— Договорились, — выдавила я.
Он поднес мою руку ко рту и прижался к ней губами в нежном поцелуе. Затем отпустил меня, а я просто стояла и смотрела на него, смущенная старомодным жестом.
— А теперь давай поедим.
Поспешив открыть мне дверцу, Генри помог мне выйти из машины. Я удивилась, когда он, продолжая крепко удерживать меня за руку, направился к ресторану.
Мы собирались пообедать в пиццерии?
Я не знала, то ли мне обидеться, то ли вздохнуть с облегчением.
Словно почувствовав мои мысли, Генри улыбнулся мне.
— Я мог бы пригласить тебя в шикарный ресторан, но мне хотелось спокойно пообедать с тобой. А в этом месте, черт возьми, подают лучшую пиццу и мороженое в Бостоне.
С облегчением я последовала за ним внутрь.
— Ты любишь пиццу?
Его брови сошлись на переносице.
— А есть такой человек, который не любит?
— Вполне справедливо.
Мы сели за маленький столик. Я — на красную кожаную банкетку, тянувшуюся во всю длину ресторана, а Генри — напротив меня в черное кованое кресло. Я вдруг поняла, что не знаю, что сказать или сделать теперь, когда мы выставили наше влечение на всеобщее обозрение.
Однако Генри, кажется, в любой ситуации чувствовал себя комфортно.
— Так что же заставило тебя захотеть стать метеорологом?
— Хм... — я в замешательстве уставилась на него. — Мы реально собираемся «узнать друг друга получше»?
— А что еще нам делать? Сидеть здесь и смотреть друг на друга? Я не против, потому что вид потрясающий, но всегда считал, вид становится еще красивее, когда узнаешь детали.
— Ты всегда знаешь, что сказать?
Генри улыбнулся.
— Я первый задал вопрос.
— Ладно. — Я вздохнула. — Я выросла в Коннектикуте, в маленьком городке, и однажды на День карьеры в средней школе метеоролог с местной станции пришел поговорить с нами о своей работе. Она была умна, очаровательна и очень добра ко мне. — Я одарила его кривой, несколько смущенной улыбкой и призналась: — Я была пухленьким, неуклюжим ребенком. Не очень популярной. Все остальные пытались привлечь ее внимание, но она выбрала меня и открыла секреты своей работы. И я сразу же влюбилась.

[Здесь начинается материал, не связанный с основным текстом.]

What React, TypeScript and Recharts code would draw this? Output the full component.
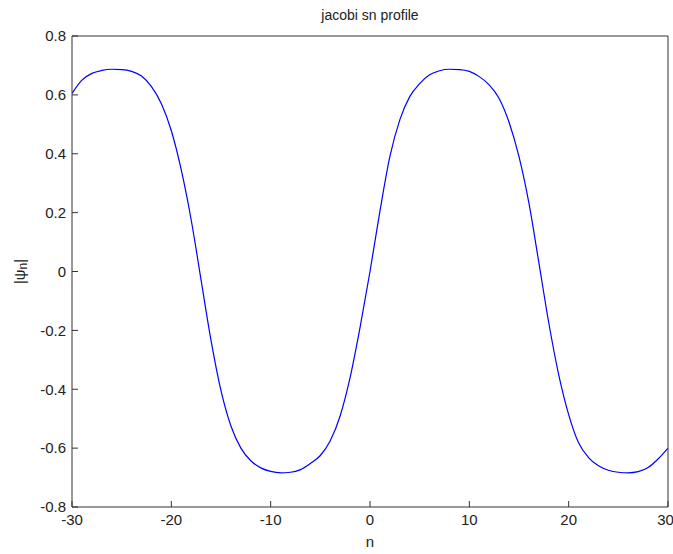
import React from 'react';
import { LineChart, Line, XAxis, YAxis } from 'recharts';

// n positions (integers from -30 to 30)
const nValues: number[] = [
  -30, -29, -28, -27, -26, -25, -24, -23, -22, -21,
  -20, -19, -18, -17, -16, -15, -14, -13, -12, -11,
  -10, -9, -8, -7, -6, -5, -4, -3, -2, -1,
  0, 1, 2, 3, 4, 5, 6, 7, 8, 9,
  10, 11, 12, 13, 14, 15, 16, 17, 18, 19,
  20, 21, 22, 23, 24, 25, 26, 27, 28, 29, 30,
];

// |psi_n| values
const psiValues: number[] = [
  0.605, 0.650, 0.673, 0.683, 0.687, 0.686, 0.680, 0.664, 0.628, 0.570,
  0.478, 0.345, 0.175, -0.030, -0.235, -0.405, -0.525, -0.600, -0.643, -0.667,
  -0.679, -0.684, -0.682, -0.673, -0.652, -0.625, -0.575, -0.490, -0.360, -0.190,
  0.000, 0.205, 0.390, 0.515, 0.594, 0.638, 0.668, 0.682, 0.687, 0.686,
  0.680, 0.662, 0.634, 0.588, 0.507, 0.390, 0.232, 0.030, -0.175, -0.351,
  -0.486, -0.582, -0.632, -0.660, -0.675, -0.682, -0.684, -0.680, -0.666, -0.637, -0.600,
];

const xTicks: number[] = [-30, -20, -10, 0, 10, 20, 30];
const yTicks: number[] = [-0.8, -0.6, -0.4, -0.2, 0, 0.2, 0.4, 0.6, 0.8];

const titleText = 'jacobi sn profile';
const xLabelText = 'n';

const data = nValues.map((n, i) => ({ n, v: psiValues[i] }));

const FONT = '"Liberation Sans", Arial, Helvetica, sans-serif';
const AXIS_COLOR = '#333333';
const TEXT_COLOR = '#222222';

const YLabel = (props: any) => {
  const vb = props.viewBox || { x: 0, y: 0, width: 0, height: 0 };
  const cx = vb.x + 7;
  const cy = vb.y + vb.height / 2;
  return (
    <text
      transform={`translate(${cx},${cy}) rotate(-90)`}
      textAnchor="middle"
      dominantBaseline="central"
      fontFamily={FONT}
      fontSize={15}
      fill={TEXT_COLOR}
    >
      |ψ<tspan fontSize={12} dy={4}>n</tspan><tspan dy={-4}>|</tspan>
    </text>
  );
};

export default function App() {
  return (
    <div style={{ position: 'absolute', left: 0, top: 0, width: 673, height: 554, background: '#ffffff' }}>
      <div
        style={{
          position: 'absolute',
          left: 72,
          width: 596,
          top: 6,
          textAlign: 'center',
          fontFamily: FONT,
          fontSize: 14,
          color: TEXT_COLOR,
          lineHeight: '18px',
        }}
      >
        {titleText}
      </div>
      <LineChart
        width={673}
        height={554}
        data={data}
        margin={{ top: 35, right: 4, bottom: 3, left: 12 }}
      >
        <XAxis
          xAxisId="bottom"
          dataKey="n"
          type="number"
          domain={[-30, 30]}
          ticks={xTicks}
          allowDataOverflow
          orientation="bottom"
          height={44}
          stroke={AXIS_COLOR}
          tickSize={-6}
          tickMargin={13}
          tick={{ fill: TEXT_COLOR, fontSize: 15, fontFamily: FONT }}
          label={{ value: xLabelText, position: 'insideBottom', offset: 4, fill: TEXT_COLOR, fontSize: 15, fontFamily: FONT }}
        />
        <XAxis
          xAxisId="top"
          dataKey="n"
          type="number"
          domain={[-30, 30]}
          ticks={xTicks}
          allowDataOverflow
          orientation="top"
          height={1}
          stroke={AXIS_COLOR}
          tickSize={-6}
          tick={false}
        />
        <YAxis
          yAxisId="left"
          type="number"
          domain={[-0.8, 0.8]}
          ticks={yTicks}
          allowDataOverflow
          orientation="left"
          width={60}
          stroke={AXIS_COLOR}
          tickSize={-6}
          tickMargin={12}
          tick={{ fill: TEXT_COLOR, fontSize: 15, fontFamily: FONT }}
          tickFormatter={(v: number) => String(v)}
          label={{ content: YLabel }}
        />
        <YAxis
          yAxisId="right"
          type="number"
          domain={[-0.8, 0.8]}
          ticks={yTicks}
          allowDataOverflow
          orientation="right"
          width={1}
          stroke={AXIS_COLOR}
          tickSize={-6}
          tick={false}
        />
        <Line
          xAxisId="bottom"
          yAxisId="left"
          type="monotone"
          dataKey="v"
          stroke="#0000ff"
          strokeWidth={1.2}
          dot={false}
          activeDot={false}
          isAnimationActive={false}
        />
      </LineChart>
    </div>
  );
}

— Одно мгновение доброты может изменить все.
— Доброта не стоит ни цента, и все же она бесценна.
Его ответный взгляд был слишком мягким, слишком нежным.
И, к счастью, в этот момент официант пришел принять наш заказ.
Когда он ушел, я сменила тему разговора.
— А ты? Тебе нравится работать в банке отца?
— Нравится. Я управляющий директор, отвечаю за привлечение клиентов. Это значит обедать в шикарных ресторанах и много путешествовать. Что соответствует моей личности.
— Держу пари, так оно и есть. — Он был идеальным продавцом — никакого подхалимства, только природное обаяние. — И ты стал управляющим директором сразу после окончания колледжа?
— Нет. Отец готовит меня к тому, чтобы в скором времени занять пост главного операционного директора. Он обхаживал меня целую вечность. После колледжа я поступил в банк младшим аналитиком. Дорос до старшего аналитика, затем до вице-президента, затем до директора, а затем до управляющего директора. Мой отец хотел, чтобы я понял, как функционирует бизнес на всех уровнях. Ну, не совсем на всех — пропустил почтовое отделение.
— Очень умно. — Я была поражена, что он сумел продвинуться по служебной лестнице, пусть даже и не из почтового отделения. — И тебе это действительно нравится? Ты бы не хотел заниматься чем-то другим?
Генри улыбнулся мне.
— Я не клише, Надия. Я не бедный маленький богатый мальчик с печальной историей из семейного давления и подавленных страстей. У меня хорошая семья, счастливая жизнь и работа, которую я люблю и на которую могу положиться.
Я кивнула, желая, чтобы не было редкостью встретить кого-то, кто был бы так доволен своей жизнью.
— Я думал, тебя не интересует все это знакомство друг с другом?
Я закатила глаза на его поддразнивания.
— Я от природы любопытный человек. Не бери в голову.
— Любопытная, говоришь? — Он приподнял бровь, и я увидела в его взгляде сексуальную подоплеку.
— Одна ночь, Генри. Не так уж много времени, чтобы удовлетворить мое любопытство.
Его голубые глаза, кажется, потемнели и загорелись.
— Времени достаточно.
Возбуждение сделало его голос более глубоким, и внезапно я представила себе все то, что хотела бы, чтобы он сделал. Похоть пронзила меня, потрясая до чертиков. Дыхание сбилось, и я почувствовала, как соски под рубашкой напряглись.